JAX
Introduction
neural_compressor.jax provides an API for applying quantization to Keras models such as ViT and Gemma3.
Since only JAX is supported as the Keras backend, the environment variable KERAS_BACKEND should be set to jax.
The following 8-bit floating-point formats are supported: fp8_e4m3 and fp8_e5m2.
Quantized models can be saved and loaded using standard Keras APIs (save_model and load_model) or Keras Hub APIs (save_to_preset and from_preset). This approach allows users to take advantage of pre-quantized models with minimal code change - just add one line:
import neural_compressor.jax
Quantization was developed primarily to improve the performance of Keras models on Intel® Xeon® processors, but it can potentially be used on other platforms as well.
Quantization API
def quantize_model(
model: keras.Model,
quant_config: BaseConfig,
calib_function: Callable = None,
inplace: bool = True
):
"""Return a quantized Keras model according to the given configuration.
Args:
model: FP32 Keras model to be quantized.
quant_config: Quantization configuration.
calib_function: Function used for model calibration, required for static quantization.
inplace: When True, the original model is modified in-place and should not be used
afterward. A value of False is not yet supported.
Returns:
The quantized model.
"""
Post-Training Static Quantization
The maximum absolute values of weights and activations are collected offline using a calibration dataset. This dataset should be representative of the data distribution expected during inference. The calibration process runs on the original FP32 model and records tensor distributions for scale calculations.

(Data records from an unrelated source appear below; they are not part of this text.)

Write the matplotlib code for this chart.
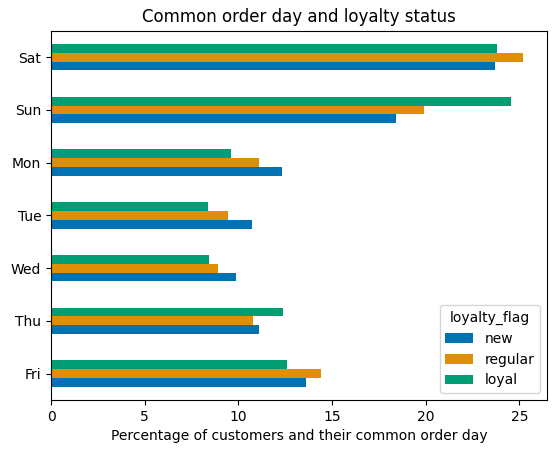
import matplotlib
matplotlib.use("Agg")
import matplotlib.pyplot as plt
import pandas as pd

# order day vs loyalty flag, percent of customers in each flag group
days = ["Fri", "Thu", "Wed", "Tue", "Mon", "Sun", "Sat"]
new = [13.6, 11.1, 9.9, 10.75, 12.35, 18.4, 23.7]
regular = [14.4, 10.8, 8.9, 9.47, 11.1, 19.9, 25.2]
loyal = [12.6, 12.4, 8.45, 8.4, 9.6, 24.55, 23.8]

df = pd.DataFrame({"new": new, "regular": regular, "loyal": loyal}, index=days)
df.columns.name = "loyalty_flag"

colors = ["#0173b2", "#de8f05", "#029e73"]

fig, ax = plt.subplots(figsize=(5.55, 4.53), dpi=100)
df.plot.barh(ax=ax, color=colors)
ax.set_title("Common order day and loyalty status")
ax.set_xlabel("Percentage of customers and their common order day")
ax.set_ylabel("")
ax.legend(title="loyalty_flag", loc="lower right")
fig.subplots_adjust(left=0.092, right=0.985, top=0.932, bottom=0.117)
fig.savefig("out.png", dpi=100)
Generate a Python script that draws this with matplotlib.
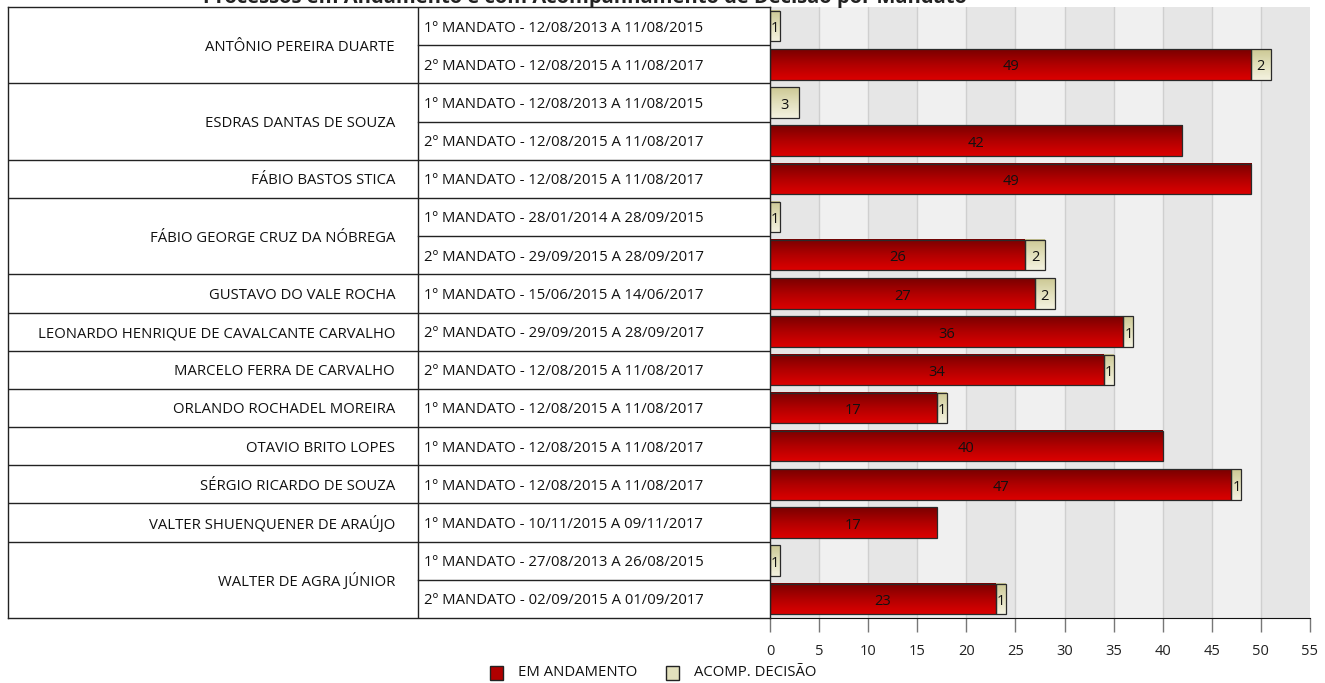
import numpy as np
import matplotlib
matplotlib.use('Agg')
import matplotlib.pyplot as plt
from matplotlib.colors import LinearSegmentedColormap
from matplotlib.patches import Rectangle

plt.rcParams['font.family'] = ['Open Sans', 'DejaVu Sans']

title = 'Processos em Andamento e com Acompanhamento de Decisão por Mandato'

names = ['ANTÔNIO PEREIRA DUARTE', 'ANTÔNIO PEREIRA DUARTE',
         'ESDRAS DANTAS DE SOUZA', 'ESDRAS DANTAS DE SOUZA',
         'FÁBIO BASTOS STICA',
         'FÁBIO GEORGE CRUZ DA NÓBREGA', 'FÁBIO GEORGE CRUZ DA NÓBREGA',
         'GUSTAVO DO VALE ROCHA',
         'LEONARDO HENRIQUE DE CAVALCANTE CARVALHO',
         'MARCELO FERRA DE CARVALHO',
         'ORLANDO ROCHADEL MOREIRA',
         'OTAVIO BRITO LOPES',
         'SÉRGIO RICARDO DE SOUZA',
         'VALTER SHUENQUENER DE ARAÚJO',
         'WALTER DE AGRA JÚNIOR', 'WALTER DE AGRA JÚNIOR']

mandatos = ['1º MANDATO - 12/08/2013 A 11/08/2015',
            '2º MANDATO - 12/08/2015 A 11/08/2017',
            '1º MANDATO - 12/08/2013 A 11/08/2015',
            '2º MANDATO - 12/08/2015 A 11/08/2017',
            '1º MANDATO - 12/08/2015 A 11/08/2017',
            '1º MANDATO - 28/01/2014 A 28/09/2015',
            '2º MANDATO - 29/09/2015 A 28/09/2017',
            '1º MANDATO - 15/06/2015 A 14/06/2017',
            '2º MANDATO - 29/09/2015 A 28/09/2017',
            '2º MANDATO - 12/08/2015 A 11/08/2017',
            '1º MANDATO - 12/08/2015 A 11/08/2017',
            '1º MANDATO - 12/08/2015 A 11/08/2017',
            '1º MANDATO - 12/08/2015 A 11/08/2017',
            '1º MANDATO - 10/11/2015 A 09/11/2017',
            '1º MANDATO - 27/08/2013 A 26/08/2015',
            '2º MANDATO - 02/09/2015 A 01/09/2017']

em_andamento = [0, 49, 0, 42, 49, 0, 26, 27, 36, 34, 17, 40, 47, 17, 0, 23]
acomp_decisao = [1, 2, 3, 0, 0, 1, 2, 2, 1, 1, 1, 0, 1, 0, 1, 1]

xticks = list(range(0, 56, 5))

W, H = 1325, 683
fig = plt.figure(figsize=(W / 100, H / 100), dpi=100)

top_px, bot_px = 7, 618
ax_left, ax_right = 770, 1310
tab_left = 8
ax = fig.add_axes([ax_left / W, 1 - bot_px / H, (ax_right - ax_left) / W, (bot_px - top_px) / H])
tax = fig.add_axes([tab_left / W, 1 - bot_px / H, (ax_left - tab_left) / W, (bot_px - top_px) / H], sharey=ax)

n = len(names)
ax.set_xlim(0, 55)
ax.set_ylim(n - 0.5, -0.5)

# alternating background bands + grid
for i, x0 in enumerate(xticks[:-1]):
    ax.axvspan(x0, x0 + 5, color='#e6e6e6' if i % 2 == 0 else '#f0f0f0', zorder=0, lw=0)
for x in xticks[1:-1]:
    ax.axvline(x, color='#cfcfcf', lw=1, zorder=0.5)

red_cm = LinearSegmentedColormap.from_list('r', ['#7a0000', '#b00000', '#dc0000'])
beige_cm = LinearSegmentedColormap.from_list('b', ['#ccc894', '#e2e0bc', '#f4f2e0'])
grad = np.linspace(0, 1, 64).reshape(-1, 1)
bh = 0.8

def gbar(y, left, width, cmap):
    if width <= 0:
        return
    ax.imshow(grad, cmap=cmap, aspect='auto', interpolation='bicubic',
              extent=[left, left + width, y + bh / 2, y - bh / 2], zorder=2)
    ax.add_patch(Rectangle((left, y - bh / 2), width, bh, fill=False,
                           edgecolor='#2a2a2a', lw=0.9, zorder=3))

for i in range(n):
    a, b = em_andamento[i], acomp_decisao[i]
    gbar(i, 0, a, red_cm)
    gbar(i, a, b, beige_cm)
    if a > 0:
        ax.text(a / 2, i + 0.07, str(a), ha='center', va='center', fontsize=10.5, color='#111', zorder=4)
    if b > 0:
        ax.text(a + b / 2, i + 0.07, str(b), ha='center', va='center', fontsize=10.5, color='#111', zorder=4)

ax.set_xlim(0, 55)
ax.set_ylim(n - 0.5, -0.5)
ax.set_xticks(xticks)
ax.set_yticks([])
ax.tick_params(axis='x', length=10, width=1, color='#777777', pad=9, labelsize=10.5, labelcolor='#222222')
for s in ['top', 'right', 'left']:
    ax.spines[s].set_visible(False)
ax.spines['bottom'].set_color('#111111')

# table
tax.set_xlim(0, ax_left - tab_left)
tax.set_xticks([])
tax.tick_params(left=False, labelleft=False)
for s in tax.spines.values():
    s.set_color('#222222')
    s.set_linewidth(1)
div = 410
tax.axvline(div, color='#222222', lw=1)

groups = []
start = 0
for i in range(1, n + 1):
    if i == n or names[i] != names[start]:
        groups.append((start, i))
        start = i
for g0, g1 in groups:
    if g0 > 0:
        tax.plot([0, ax_left - tab_left], [g0 - 0.5, g0 - 0.5], color='#222222', lw=1)
    for k in range(g0 + 1, g1):
        tax.plot([div, ax_left - tab_left], [k - 0.5, k - 0.5], color='#222222', lw=1)
    tax.text(387, (g0 + g1 - 1) / 2 + 0.05, names[g0], ha='right', va='center', fontsize=10.7, color='#111')
for i in range(n):
    tax.text(416, i + 0.05, mandatos[i], ha='left', va='center', fontsize=10.7, color='#111')

# title (cut off at the top as in the source)
fig.text(585 / W, 1 - 3 / H, title, ha='center', va='baseline', fontsize=14.5, fontweight='bold', color='#222')

# legend
ly = 673
for x0, col, lab in [(490, '#b00000', 'EM ANDAMENTO'), (666, '#e2e0bc', 'ACOMP. DECISÃO')]:
    fig.add_artist(Rectangle((x0 / W, 1 - (ly + 7) / H), 13 / W, 14 / H, transform=fig.transFigure,
                             facecolor=col, edgecolor='#222222', lw=1))
    fig.text((x0 + 28) / W, 1 - ly / H, lab, ha='left', va='center', fontsize=10.7, color='#111')

fig.savefig('out.png', dpi=100)
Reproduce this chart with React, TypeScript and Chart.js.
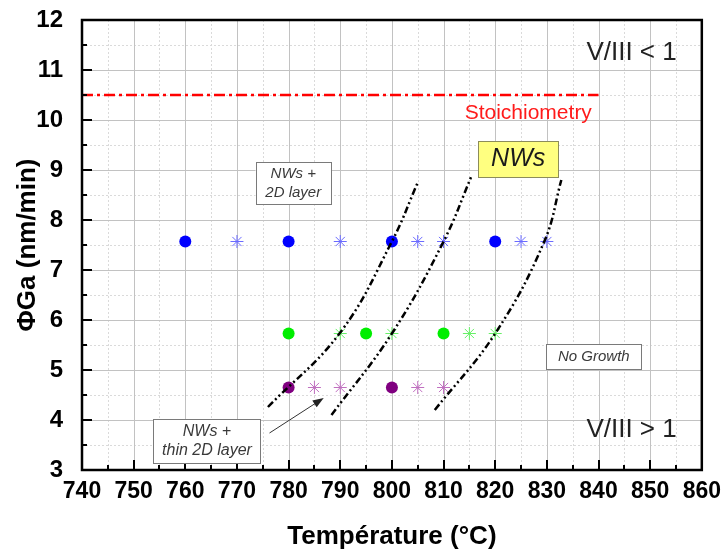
import React, { useEffect, useRef } from "react";
import { Chart, registerables } from "chart.js";

Chart.register(...registerables);

// ---- data ----
const phiBlue = 7.57;
const phiGreen = 5.73;
const phiPurple = 4.65;

const blueDotsT = [760, 780, 800, 820];
const blueStarsT = [770, 790, 805, 810, 825, 830];
const greenDotsT = [780, 795, 810];
const greenStarsT = [790, 800, 815, 820];
const purpleDotsT = [780, 800];
const purpleStarsT = [785, 790, 805, 810];

const curveA_T = [776, 790, 800, 805];
const curveA_Phi = [4.26, 5.75, 7.57, 8.75];
const curveB_T = [788.3, 800, 810, 815.5];
const curveB_Phi = [4.1, 5.73, 7.57, 8.9];
const curveC_T = [808.3, 820, 829.5, 832.8];
const curveC_Phi = [4.2, 5.73, 7.57, 8.8];

const stoichT = [740, 840];
const stoichPhi = [10.5, 10.5];

const xMin = 740, xMax = 860, xStep = 10;
const yMin = 3, yMax = 12, yStep = 1;

// annotation anchors (data coordinates)
const boxNW2D = { t0: 773.6, t1: 788.2, p0: 9.16, p1: 8.32, lines: ["NWs +", "2D layer"] };
const boxThin = { t0: 753.8, t1: 774.6, p0: 4.02, p1: 3.14, lines: ["NWs +", "thin 2D layer"] };
const boxNoGrowth = { t0: 829.9, t1: 848.3, p0: 5.52, p1: 5.02, lines: ["No Growth"] };
const boxNWs = { t0: 816.7, t1: 832.2, p0: 9.58, p1: 8.86, lines: ["NWs"] };
const arrowFrom = { t: 776.3, p: 3.74 };
const arrowTo = { t: 786.8, p: 4.44 };

const FONT = "'Liberation Sans', Arial, Helvetica, sans-serif";

const pts = (ts: number[], p: number) => ts.map((t) => ({ x: t, y: p }));
const curve = (ts: number[], ps: number[]) => ts.map((t, i) => ({ x: t, y: ps[i] }));

const drawPlugin = {
  id: "decor",
  beforeDatasetsDraw(chart: any) {
    const { ctx, chartArea: a, scales } = chart;
    const x = scales.x, y = scales.y;
    ctx.save();
    ctx.lineWidth = 1;
    // minor dotted grid
    ctx.strokeStyle = "#dadada";
    ctx.setLineDash([2, 2]);
    for (let v = xMin + xStep / 2; v < xMax; v += xStep) {
      const px = Math.round(x.getPixelForValue(v)) + 0.5;
      ctx.beginPath(); ctx.moveTo(px, a.top); ctx.lineTo(px, a.bottom); ctx.stroke();
    }
    for (let v = yMin + yStep / 2; v < yMax; v += yStep) {
      const py = Math.round(y.getPixelForValue(v)) + 0.5;
      ctx.beginPath(); ctx.moveTo(a.left, py); ctx.lineTo(a.right, py); ctx.stroke();
    }
    // major solid grid
    ctx.setLineDash([]);
    ctx.strokeStyle = "#c2c2c2";
    x.ticks.forEach((tk: any) => {
      const px = Math.round(x.getPixelForValue(tk.value)) + 0.5;
      ctx.beginPath(); ctx.moveTo(px, a.top); ctx.lineTo(px, a.bottom); ctx.stroke();
    });
    y.ticks.forEach((tk: any) => {
      const py = Math.round(y.getPixelForValue(tk.value)) + 0.5;
      ctx.beginPath(); ctx.moveTo(a.left, py); ctx.lineTo(a.right, py); ctx.stroke();
    });
    ctx.restore();
  },
  afterDatasetsDraw(chart: any) {
    const { ctx, chartArea: a, scales } = chart;
    const x = scales.x, y = scales.y;
    ctx.save();
    // ticks (inward)
    ctx.strokeStyle = "#000";
    ctx.lineWidth = 2;
    for (let v = xMin; v <= xMax + 1e-6; v += xStep / 2) {
      const major = Math.abs(((v - xMin) / xStep) - Math.round((v - xMin) / xStep)) < 1e-6;
      const px = Math.round(x.getPixelForValue(v));
      ctx.beginPath(); ctx.moveTo(px, a.bottom); ctx.lineTo(px, a.bottom - (major ? 10 : 5)); ctx.stroke();
    }
    for (let v = yMin; v <= yMax + 1e-6; v += yStep / 2) {
      const major = Math.abs(v - Math.round(v)) < 1e-6;
      const py = Math.round(y.getPixelForValue(v));
      ctx.beginPath(); ctx.moveTo(a.left, py); ctx.lineTo(a.left + (major ? 10 : 5), py); ctx.stroke();
    }
    // frame
    ctx.lineWidth = 2.5;
    ctx.strokeRect(a.left, a.top, a.right - a.left, a.bottom - a.top);

    const X = (t: number) => x.getPixelForValue(t);
    const Y = (p: number) => y.getPixelForValue(p);

    const box = (b: any, fill: string, stroke: string, font: string, color: string, lh: number) => {
      const l = X(b.t0), r = X(b.t1), t = Y(b.p0), bo = Y(b.p1);
      ctx.fillStyle = fill;
      ctx.fillRect(l, t, r - l, bo - t);
      ctx.strokeStyle = stroke;
      ctx.lineWidth = 1;
      ctx.strokeRect(Math.round(l) + 0.5, Math.round(t) + 0.5, Math.round(r - l), Math.round(bo - t));
      ctx.fillStyle = color;
      ctx.font = font;
      ctx.textAlign = "center";
      ctx.textBaseline = "middle";
      const cx = (l + r) / 2, cy = (t + bo) / 2;
      const n = b.lines.length;
      b.lines.forEach((s: string, i: number) => {
        ctx.fillText(s, cx, cy + (i - (n - 1) / 2) * lh);
      });
    };

    box(boxNW2D, "#ffffff", "#7a7a7a", `italic 15px ${FONT}`, "#3a3a3a", 19);
    box(boxThin, "#ffffff", "#7a7a7a", `italic 16px ${FONT}`, "#3a3a3a", 19);
    box(boxNoGrowth, "#ffffff", "#7a7a7a", `italic 15px ${FONT}`, "#3a3a3a", 19);
    box(boxNWs, "#ffff80", "#8c8c5a", `italic 25px ${FONT}`, "#1a1a1a", 25);

    // arrow
    const x0 = X(arrowFrom.t), y0 = Y(arrowFrom.p), x1 = X(arrowTo.t), y1 = Y(arrowTo.p);
    const ang = Math.atan2(y1 - y0, x1 - x0);
    ctx.strokeStyle = "#333";
    ctx.fillStyle = "#222";
    ctx.lineWidth = 1;
    ctx.beginPath(); ctx.moveTo(x0, y0); ctx.lineTo(x1 - 8 * Math.cos(ang), y1 - 8 * Math.sin(ang)); ctx.stroke();
    ctx.beginPath();
    ctx.moveTo(x1, y1);
    ctx.lineTo(x1 - 11 * Math.cos(ang) + 4 * Math.sin(ang), y1 - 11 * Math.sin(ang) - 4 * Math.cos(ang));
    ctx.lineTo(x1 - 11 * Math.cos(ang) - 4 * Math.sin(ang), y1 - 11 * Math.sin(ang) + 4 * Math.cos(ang));
    ctx.closePath(); ctx.fill();

    // texts
    ctx.textAlign = "center";
    ctx.textBaseline = "middle";
    ctx.fillStyle = "#222";
    ctx.font = `26px ${FONT}`;
    ctx.fillText("V/III < 1", X(846.4), Y(11.34));
    ctx.fillText("V/III > 1", X(846.4), Y(3.8));
    ctx.fillStyle = "#ff1a1a";
    ctx.font = `21px ${FONT}`;
    ctx.fillText("Stoichiometry", X(826.4), Y(10.14));
    ctx.restore();
  },
};

export default function App() {
  const ref = useRef<HTMLCanvasElement | null>(null);
  useEffect(() => {
    if (!ref.current) return;
    const curveStyle = {
      type: "scatter" as const,
      showLine: true,
      borderColor: "#000",
      borderWidth: 2.5,
      borderDash: [7, 3, 2, 3, 2, 3],
      pointRadius: 0,
      tension: 0.4,
      fill: false,
    };
    const chart = new Chart(ref.current, {
      type: "scatter",
      data: {
        datasets: [
          { ...curveStyle, data: curve(curveA_T, curveA_Phi) },
          { ...curveStyle, data: curve(curveB_T, curveB_Phi) },
          { ...curveStyle, data: curve(curveC_T, curveC_Phi) },
          { data: pts(blueDotsT, phiBlue), pointStyle: "circle", pointRadius: 6, backgroundColor: "#0000ff", borderColor: "#0000ff", borderWidth: 0 },
          { data: pts(blueStarsT, phiBlue), pointStyle: "star", pointRadius: 6.5, borderColor: "#6b6bff", backgroundColor: "#6b6bff", borderWidth: 1 },
          { data: pts(greenDotsT, phiGreen), pointStyle: "circle", pointRadius: 6, backgroundColor: "#00ee00", borderColor: "#00ee00", borderWidth: 0 },
          { data: pts(greenStarsT, phiGreen), pointStyle: "star", pointRadius: 6.5, borderColor: "#66f066", backgroundColor: "#66f066", borderWidth: 1 },
          { data: pts(purpleDotsT, phiPurple), pointStyle: "circle", pointRadius: 6, backgroundColor: "#800080", borderColor: "#800080", borderWidth: 0 },
          { data: pts(purpleStarsT, phiPurple), pointStyle: "star", pointRadius: 6.5, borderColor: "#c070c0", backgroundColor: "#c070c0", borderWidth: 1 },
          {
            data: curve(stoichT, stoichPhi),
            showLine: true,
            borderColor: "#ff0000",
            borderWidth: 2.5,
            borderDash: [11, 4, 3, 4],
            pointRadius: 0,
          },
        ],
      },
      options: {
        responsive: false,
        animation: false,
        events: [],
        layout: { padding: { top: 20, right: 17, left: 0, bottom: 0 } },
        plugins: { legend: { display: false }, tooltip: { enabled: false } },
        scales: {
          x: {
            type: "linear",
            min: xMin,
            max: xMax,
            grid: { display: false },
            border: { display: false },
            ticks: { stepSize: xStep, color: "#000", padding: 0, font: { family: FONT, size: 23, weight: "bold" } },
            title: {
              display: true,
              text: "Température (°C)",
              color: "#000",
              font: { family: FONT, size: 26, weight: "bold", lineHeight: 1 },
              padding: { top: 0, bottom: 0 },
            },
            afterFit: (s: any) => { s.height = 80; },
          },
          y: {
            type: "linear",
            min: yMin,
            max: yMax,
            grid: { display: false },
            border: { display: false },
            ticks: { stepSize: yStep, color: "#000", padding: 11, font: { family: FONT, size: 24, weight: "bold" } },
            title: {
              display: true,
              text: "ΦGa (nm/min)",
              color: "#000",
              font: { family: FONT, size: 26, weight: "bold", lineHeight: 1 },
              padding: { top: 15, bottom: 0 },
            },
            afterFit: (s: any) => { s.width = 82; s.paddingTop = 0; s.paddingBottom = 0; },
          },
        },
      },
      plugins: [drawPlugin],
    } as any);
    return () => chart.destroy();
  }, []);
  return (
    <div style={{ position: "fixed", left: 0, top: 0, width: 721, height: 550, background: "#fff" }}>
      <canvas ref={ref} width={721} height={550} style={{ width: 721, height: 550 }} />
    </div>
  );
}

Typically, preparing several dozen samples is sufficient for calibration.
Examples
Examples of how to quantize a model and use a pre-quantized model can be found below:
Backend and Device
Although Intel® Neural Compressor can run on any platform supporting 8-bit floating point with Keras using the JAX backend, performance improvements from quantization will be visible on Intel® Xeon® processors (with AMX-FP8 extension) with JAX version greater than v0.9 (see the full JAX releases page).
To enable performance improvements from quantization, certain JAX/XLA features must be enabled by setting the following environment variable:
export XLA_FLAGS="\
--xla_cpu_experimental_onednn_custom_call=true --xla_cpu_use_onednn=false \
--xla_cpu_experimental_ynn_fusion_type=invalid --xla_cpu_use_xnnpack=false \
--xla_backend_extra_options=xla_cpu_disable_new_fusion_emitter"
Without this flag, quantized model operates in fake quantization mode, where tensors are rounded to the specified FP8 format but computations are still performed in 32-bit floating-point format.